# What is being asked
Restate, exactly and without pictures, the lines from the start of the listing below through the line holding "return (B - y) / (B - T)".

# Data provided
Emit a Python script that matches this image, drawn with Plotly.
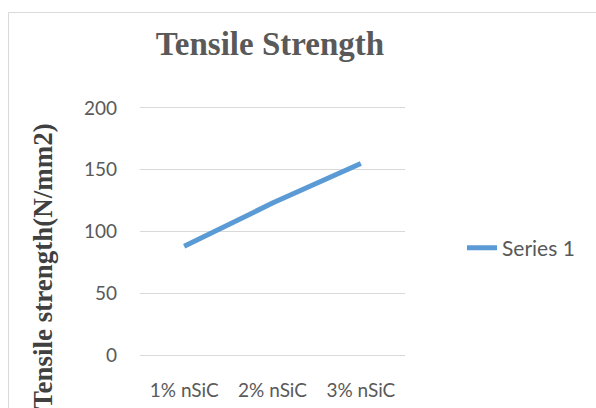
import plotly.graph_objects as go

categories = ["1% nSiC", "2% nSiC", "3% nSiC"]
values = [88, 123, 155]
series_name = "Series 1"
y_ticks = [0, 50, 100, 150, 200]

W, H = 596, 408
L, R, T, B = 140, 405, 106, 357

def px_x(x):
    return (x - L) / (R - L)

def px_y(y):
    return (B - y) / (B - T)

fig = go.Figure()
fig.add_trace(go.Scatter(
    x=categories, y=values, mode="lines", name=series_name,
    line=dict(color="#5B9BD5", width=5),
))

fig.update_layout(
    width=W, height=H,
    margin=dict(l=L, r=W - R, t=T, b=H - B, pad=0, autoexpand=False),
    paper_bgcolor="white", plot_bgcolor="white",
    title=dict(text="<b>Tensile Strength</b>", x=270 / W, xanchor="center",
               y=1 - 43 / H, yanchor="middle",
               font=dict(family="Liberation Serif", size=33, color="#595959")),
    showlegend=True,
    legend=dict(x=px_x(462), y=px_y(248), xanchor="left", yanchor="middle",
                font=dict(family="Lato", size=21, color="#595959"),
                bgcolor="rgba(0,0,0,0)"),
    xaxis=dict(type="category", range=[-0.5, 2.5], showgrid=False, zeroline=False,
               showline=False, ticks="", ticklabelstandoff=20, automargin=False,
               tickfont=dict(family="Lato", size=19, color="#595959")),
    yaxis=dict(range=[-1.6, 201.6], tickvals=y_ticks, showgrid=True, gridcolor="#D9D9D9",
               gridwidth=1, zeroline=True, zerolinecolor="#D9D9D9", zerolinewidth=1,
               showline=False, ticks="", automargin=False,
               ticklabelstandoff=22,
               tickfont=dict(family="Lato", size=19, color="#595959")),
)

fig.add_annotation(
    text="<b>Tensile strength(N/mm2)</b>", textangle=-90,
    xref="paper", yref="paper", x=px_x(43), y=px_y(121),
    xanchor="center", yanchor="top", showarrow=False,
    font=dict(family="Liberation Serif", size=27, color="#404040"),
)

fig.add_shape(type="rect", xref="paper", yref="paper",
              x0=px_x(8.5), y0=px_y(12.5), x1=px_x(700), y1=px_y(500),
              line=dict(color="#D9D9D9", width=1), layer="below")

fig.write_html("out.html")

# Reply
Emit a Python script that matches this image, drawn with Plotly.
import plotly.graph_objects as go

categories = ["1% nSiC", "2% nSiC", "3% nSiC"]
values = [88, 123, 155]
series_name = "Series 1"
y_ticks = [0, 50, 100, 150, 200]

W, H = 596, 408
L, R, T, B = 140, 405, 106, 357

def px_x(x):
    return (x - L) / (R - L)

def px_y(y):
    return (B - y) / (B - T)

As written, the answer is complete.